Anger at the Greek economic collapse is central to Despina Nissiriou's work in Contemporary Art Practice. She has used masking tape to strip the text of a history book about the Nazi occupation of her country and hung the torn words on wall-mounted spikes.

Elsewhere Kim Wilson's seven feet high towers of peat ash and gelatine will dissolve and decompose over the course of the show.

In Jewellery and Silversmithing, Mari Ebbitt built her collection around her grandfather's rare stone collection, crafting broaches and rings out or coral, quartz and Brochantite.

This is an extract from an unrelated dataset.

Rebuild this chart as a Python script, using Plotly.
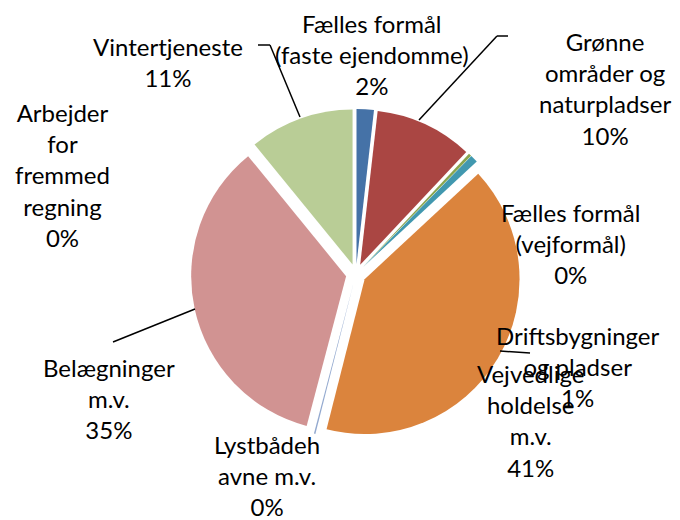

In painting Celyn Bricker has sent hundreds of hand-drawn sunflowers to prominent Chinese officials, along with a website address. Once the individual logs on, one block of a digital picture is filled in online.

Amongst many artworks rendered with obsessive detail, there are drawings of Greggs bakeries and empty libraries, and paintings inspired by Hollywood westerns and the war photographer Robert Capa.

In Architecture and Landscape Architecture students will take their work on reimagining Venice to the Italian city as part of its Architecture Biennale.

In Glass, Jonathan Ball's massive glass installation contains intricate interior voids and channels, while Alan Horsley's other-worldy glass figures are designed to disturbing.

The show was spread across two campuses: Lauriston Place (Schools of Art and Design, Architecture & Landscape Architecture) and Minto House, Chambers Street (Architecture & Landscape Architecture).